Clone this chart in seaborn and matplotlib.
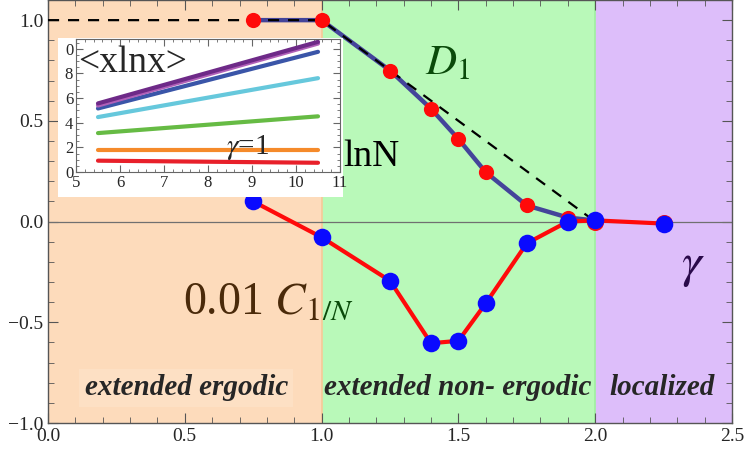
import numpy as np
import pandas as pd
import matplotlib
matplotlib.use("Agg")
import matplotlib.pyplot as plt
from matplotlib.patches import Rectangle
from matplotlib.ticker import MultipleLocator
import seaborn as sns

# main panel data
gamma_d1 = [0.75, 1.0, 1.25, 1.4, 1.5, 1.6, 1.75, 1.9, 2.0]
d1_vals = [1.0, 1.0, 0.75, 0.56, 0.41, 0.245, 0.08, 0.02, 0.005]

gamma_c = [0.75, 1.0, 1.25, 1.4, 1.5, 1.6, 1.75, 1.9, 2.0, 2.25]
c_vals = [0.1, -0.078, -0.294, -0.604, -0.592, -0.406, -0.108, 0.0, 0.006, -0.01]

# red D1 points beyond 2 (under the blue markers)
gamma_d1_tail = [2.0, 2.25]
d1_tail = [0.0, -0.005]

# dashed reference line
ref_x = [0.0, 1.0, 2.0]
ref_y = [1.0, 1.0, 0.0]

xticks = [0.0, 0.5, 1.0, 1.5, 2.0, 2.5]
xtick_labels = ["0.0", "0.5", "1.0", "1.5", "2.0", "2.5"]
yticks = [-1.0, -0.5, 0.0, 0.5, 1.0]
ytick_labels = ["\u22121.0", "\u22120.5", "0.0", "0.5", "1.0"]

# inset: <x ln x> vs ln N
inset_lnN = [5.5, 10.5]
inset_lines = {
    "red": [0.92, 0.75],
    "orange": [1.76, 1.76],
    "green": [3.16, 4.52],
    "cyan": [4.46, 7.62],
    "blue": [5.16, 9.76],
    "magenta": [5.40, 10.43],
    "purple": [5.57, 10.57],
}
inset_colors = {
    "red": "#e8202a",
    "orange": "#f58a2a",
    "green": "#66bb44",
    "cyan": "#66c8dc",
    "blue": "#3a55a8",
    "magenta": "#b060b8",
    "purple": "#6e2a88",
}
inset_xticks = [5, 6, 7, 8, 9, 10, 11]
inset_yticks = [0, 2, 4, 6, 8, 10]
inset_ytick_labels = ["0", "2", "4", "6", "8", "0"]

regions = [(0.0, 1.0, "#fddbbb"), (1.0, 2.0, "#b9f9b9"), (2.0, 2.5, "#ddbefa")]

sns.set_style("ticks")
plt.rcParams["font.family"] = ["Liberation Serif", "DejaVu Serif"]
plt.rcParams["mathtext.fontset"] = "stix"
serif = "Liberation Serif"

fig = plt.figure(figsize=(7.47, 4.57), dpi=100)
ax = fig.add_axes([48 / 747, 1 - 423 / 457, (732 - 48) / 747, 423 / 457])

for x0, x1, c in regions:
    ax.axvspan(x0, x1, color=c, zorder=0, lw=0)
ax.axvline(1.0, color="#f8c898", lw=1.2, zorder=0.5)
ax.axvline(2.0, color="#9ef09e", lw=1.2, zorder=0.5)
ax.axhline(0.0, color="#707070", lw=0.9, zorder=1)

df_ref = pd.DataFrame({"x": ref_x, "y": ref_y})
df_d1 = pd.DataFrame({"x": gamma_d1, "y": d1_vals})
df_c = pd.DataFrame({"x": gamma_c, "y": c_vals})
df_tail = pd.DataFrame({"x": gamma_d1_tail, "y": d1_tail})

sns.lineplot(data=df_d1, x="x", y="y", ax=ax, color="#44449a", lw=3.2,
             sort=False, zorder=3)
sns.lineplot(data=df_ref, x="x", y="y", ax=ax, color="black", lw=1.6,
             sort=False, zorder=4, dashes=False, linestyle=(0, (5, 4)))
sns.scatterplot(data=df_d1, x="x", y="y", ax=ax, color="#ff0a0a", s=120,
                linewidth=0, zorder=5)
sns.scatterplot(data=df_tail, x="x", y="y", ax=ax, color="#ff0a0a", s=150,
                linewidth=0, zorder=5)
sns.lineplot(data=df_c, x="x", y="y", ax=ax, color="#ff0a0a", lw=3.0,
             sort=False, zorder=5)
sns.scatterplot(data=df_c, x="x", y="y", ax=ax, color="#0a0aff", s=160,
                linewidth=0, zorder=6)

ax.set_xlim(0, 2.5)
ax.set_ylim(-1.0, 1.1)
ax.set_xlabel("")
ax.set_ylabel("")
ax.set_xticks(xticks, xtick_labels, fontfamily=serif, fontsize=14)
ax.set_yticks(yticks, ytick_labels, fontfamily=serif, fontsize=14)
ax.xaxis.set_minor_locator(MultipleLocator(0.1))
ax.yaxis.set_minor_locator(MultipleLocator(0.1))
ax.tick_params(which="both", direction="in", top=True, right=True,
               color="#555555")
ax.tick_params(which="major", length=7)
ax.tick_params(which="minor", length=4)
for s in ax.spines.values():
    s.set_color("#555555")
    s.set_linewidth(1.0)

# labels
ax.text(1.46, 0.78, "$D_1$", color="#0a4a0a", fontsize=31, ha="center", va="center", zorder=7)
ax.text(0.994, -0.458, "0.01 $C_1$", color="#4a2a0a", fontsize=33, ha="right", va="baseline", zorder=7)
ax.text(1.002, -0.49, "$/N$", color="#0a4a0a", fontsize=21, ha="left", va="baseline", zorder=7)
ax.text(2.358, -0.22, r"$\gamma$", color="#2a0a4a", fontsize=36, ha="center", va="center", zorder=7)
ax.text(1.079, 0.32, "lnN", color="black", fontsize=27, ha="left", va="center", zorder=7)

bold_kw = dict(fontsize=21, fontweight="bold", fontstyle="italic", ha="center",
               va="center", zorder=7)
ax.text(0.505, -0.825, "extended ergodic", bbox=dict(fc="#fde0c4", ec="none", pad=4), **bold_kw)
ax.text(1.496, -0.825, "extended non- ergodic", **bold_kw)
ax.text(2.245, -0.825, "localized", **bold_kw)

# white backdrop for inset
fig.patches.append(Rectangle((58 / 747, 1 - 197 / 457), (343 - 58) / 747, (197 - 38) / 457,
                             transform=fig.transFigure, facecolor="white",
                             edgecolor="none", zorder=10))

ins = fig.add_axes([76 / 747, 1 - 172 / 457, (340 - 76) / 747, (172 - 39) / 457], zorder=11)
ins.set_facecolor("white")
for name, vals in inset_lines.items():
    d = pd.DataFrame({"x": inset_lnN, "y": vals})
    sns.lineplot(data=d, x="x", y="y", ax=ins, color=inset_colors[name], lw=3.0)
ins.set_xlim(5, 11)
ins.set_ylim(0, 10.8)
ins.set_xlabel("")
ins.set_ylabel("")
ins.set_xticks(inset_xticks, [str(t) for t in inset_xticks], fontfamily=serif, fontsize=12)
ins.set_yticks(inset_yticks, inset_ytick_labels, fontfamily=serif, fontsize=12)
ins.xaxis.set_minor_locator(MultipleLocator(0.2))
ins.yaxis.set_minor_locator(MultipleLocator(0.5))
ins.tick_params(which="both", direction="in", top=True, right=True,
                color="#666666", pad=2)
ins.tick_params(which="major", length=5)
ins.tick_params(which="minor", length=2.5)
for s in ins.spines.values():
    s.set_color("#666666")
    s.set_linewidth(0.8)
ins.text(5.05, 8.9, "<xlnx>", fontsize=27, ha="left", va="center")
ins.text(8.89, 1.95, r"$\gamma$=1", fontsize=21, ha="center", va="center")

fig.savefig("out.png", dpi=100)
--------
Exactly as written, return every line of the listing, but not the pictures.

• [Result for this exercise]:
Clone this chart in seaborn and matplotlib.
import numpy as np
import pandas as pd
import matplotlib
matplotlib.use("Agg")
import matplotlib.pyplot as plt
from matplotlib.patches import Rectangle
from matplotlib.ticker import MultipleLocator
import seaborn as sns

# main panel data
gamma_d1 = [0.75, 1.0, 1.25, 1.4, 1.5, 1.6, 1.75, 1.9, 2.0]
d1_vals = [1.0, 1.0, 0.75, 0.56, 0.41, 0.245, 0.08, 0.02, 0.005]

gamma_c = [0.75, 1.0, 1.25, 1.4, 1.5, 1.6, 1.75, 1.9, 2.0, 2.25]
c_vals = [0.1, -0.078, -0.294, -0.604, -0.592, -0.406, -0.108, 0.0, 0.006, -0.01]

# red D1 points beyond 2 (under the blue markers)
gamma_d1_tail = [2.0, 2.25]
d1_tail = [0.0, -0.005]

# dashed reference line
ref_x = [0.0, 1.0, 2.0]
ref_y = [1.0, 1.0, 0.0]

xticks = [0.0, 0.5, 1.0, 1.5, 2.0, 2.5]
xtick_labels = ["0.0", "0.5", "1.0", "1.5", "2.0", "2.5"]
yticks = [-1.0, -0.5, 0.0, 0.5, 1.0]
ytick_labels = ["\u22121.0", "\u22120.5", "0.0", "0.5", "1.0"]

# inset: <x ln x> vs ln N
inset_lnN = [5.5, 10.5]
inset_lines = {
    "red": [0.92, 0.75],
    "orange": [1.76, 1.76],
    "green": [3.16, 4.52],
    "cyan": [4.46, 7.62],
    "blue": [5.16, 9.76],
    "magenta": [5.40, 10.43],
    "purple": [5.57, 10.57],
}
inset_colors = {
    "red": "#e8202a",
    "orange": "#f58a2a",
    "green": "#66bb44",
    "cyan": "#66c8dc",
    "blue": "#3a55a8",
    "magenta": "#b060b8",
    "purple": "#6e2a88",
}
inset_xticks = [5, 6, 7, 8, 9, 10, 11]
inset_yticks = [0, 2, 4, 6, 8, 10]
inset_ytick_labels = ["0", "2", "4", "6", "8", "0"]

regions = [(0.0, 1.0, "#fddbbb"), (1.0, 2.0, "#b9f9b9"), (2.0, 2.5, "#ddbefa")]

sns.set_style("ticks")
plt.rcParams["font.family"] = ["Liberation Serif", "DejaVu Serif"]
plt.rcParams["mathtext.fontset"] = "stix"
serif = "Liberation Serif"

fig = plt.figure(figsize=(7.47, 4.57), dpi=100)
ax = fig.add_axes([48 / 747, 1 - 423 / 457, (732 - 48) / 747, 423 / 457])

for x0, x1, c in regions:
    ax.axvspan(x0, x1, color=c, zorder=0, lw=0)
ax.axvline(1.0, color="#f8c898", lw=1.2, zorder=0.5)
ax.axvline(2.0, color="#9ef09e", lw=1.2, zorder=0.5)
ax.axhline(0.0, color="#707070", lw=0.9, zorder=1)

df_ref = pd.DataFrame({"x": ref_x, "y": ref_y})
df_d1 = pd.DataFrame({"x": gamma_d1, "y": d1_vals})
df_c = pd.DataFrame({"x": gamma_c, "y": c_vals})
df_tail = pd.DataFrame({"x": gamma_d1_tail, "y": d1_tail})

sns.lineplot(data=df_d1, x="x", y="y", ax=ax, color="#44449a", lw=3.2,
             sort=False, zorder=3)
sns.lineplot(data=df_ref, x="x", y="y", ax=ax, color="black", lw=1.6,
             sort=False, zorder=4, dashes=False, linestyle=(0, (5, 4)))
sns.scatterplot(data=df_d1, x="x", y="y", ax=ax, color="#ff0a0a", s=120,
                linewidth=0, zorder=5)
sns.scatterplot(data=df_tail, x="x", y="y", ax=ax, color="#ff0a0a", s=150,
                linewidth=0, zorder=5)
sns.lineplot(data=df_c, x="x", y="y", ax=ax, color="#ff0a0a", lw=3.0,
             sort=False, zorder=5)
sns.scatterplot(data=df_c, x="x", y="y", ax=ax, color="#0a0aff", s=160,
                linewidth=0, zorder=6)

ax.set_xlim(0, 2.5)
ax.set_ylim(-1.0, 1.1)
ax.set_xlabel("")
ax.set_ylabel("")
ax.set_xticks(xticks, xtick_labels, fontfamily=serif, fontsize=14)
ax.set_yticks(yticks, ytick_labels, fontfamily=serif, fontsize=14)
ax.xaxis.set_minor_locator(MultipleLocator(0.1))
ax.yaxis.set_minor_locator(MultipleLocator(0.1))
ax.tick_params(which="both", direction="in", top=True, right=True,
               color="#555555")
ax.tick_params(which="major", length=7)
ax.tick_params(which="minor", length=4)
for s in ax.spines.values():
    s.set_color("#555555")
    s.set_linewidth(1.0)

# labels
ax.text(1.46, 0.78, "$D_1$", color="#0a4a0a", fontsize=31, ha="center", va="center", zorder=7)
ax.text(0.994, -0.458, "0.01 $C_1$", color="#4a2a0a", fontsize=33, ha="right", va="baseline", zorder=7)
ax.text(1.002, -0.49, "$/N$", color="#0a4a0a", fontsize=21, ha="left", va="baseline", zorder=7)
ax.text(2.358, -0.22, r"$\gamma$", color="#2a0a4a", fontsize=36, ha="center", va="center", zorder=7)
ax.text(1.079, 0.32, "lnN", color="black", fontsize=27, ha="left", va="center", zorder=7)

bold_kw = dict(fontsize=21, fontweight="bold", fontstyle="italic", ha="center",
               va="center", zorder=7)
ax.text(0.505, -0.825, "extended ergodic", bbox=dict(fc="#fde0c4", ec="none", pad=4), **bold_kw)
ax.text(1.496, -0.825, "extended non- ergodic", **bold_kw)
ax.text(2.245, -0.825, "localized", **bold_kw)

# white backdrop for inset
fig.patches.append(Rectangle((58 / 747, 1 - 197 / 457), (343 - 58) / 747, (197 - 38) / 457,
                             transform=fig.transFigure, facecolor="white",
                             edgecolor="none", zorder=10))

ins = fig.add_axes([76 / 747, 1 - 172 / 457, (340 - 76) / 747, (172 - 39) / 457], zorder=11)
ins.set_facecolor("white")
for name, vals in inset_lines.items():
    d = pd.DataFrame({"x": inset_lnN, "y": vals})
    sns.lineplot(data=d, x="x", y="y", ax=ins, color=inset_colors[name], lw=3.0)
ins.set_xlim(5, 11)
ins.set_ylim(0, 10.8)
ins.set_xlabel("")
ins.set_ylabel("")
ins.set_xticks(inset_xticks, [str(t) for t in inset_xticks], fontfamily=serif, fontsize=12)
ins.set_yticks(inset_yticks, inset_ytick_labels, fontfamily=serif, fontsize=12)
ins.xaxis.set_minor_locator(MultipleLocator(0.2))
ins.yaxis.set_minor_locator(MultipleLocator(0.5))
ins.tick_params(which="both", direction="in", top=True, right=True,
                color="#666666", pad=2)
ins.tick_params(which="major", length=5)
ins.tick_params(which="minor", length=2.5)
for s in ins.spines.values():
    s.set_color("#666666")
    s.set_linewidth(0.8)
ins.text(5.05, 8.9, "<xlnx>", fontsize=27, ha="left", va="center")
ins.text(8.89, 1.95, r"$\gamma$=1", fontsize=21, ha="center", va="center")

fig.savefig("out.png", dpi=100)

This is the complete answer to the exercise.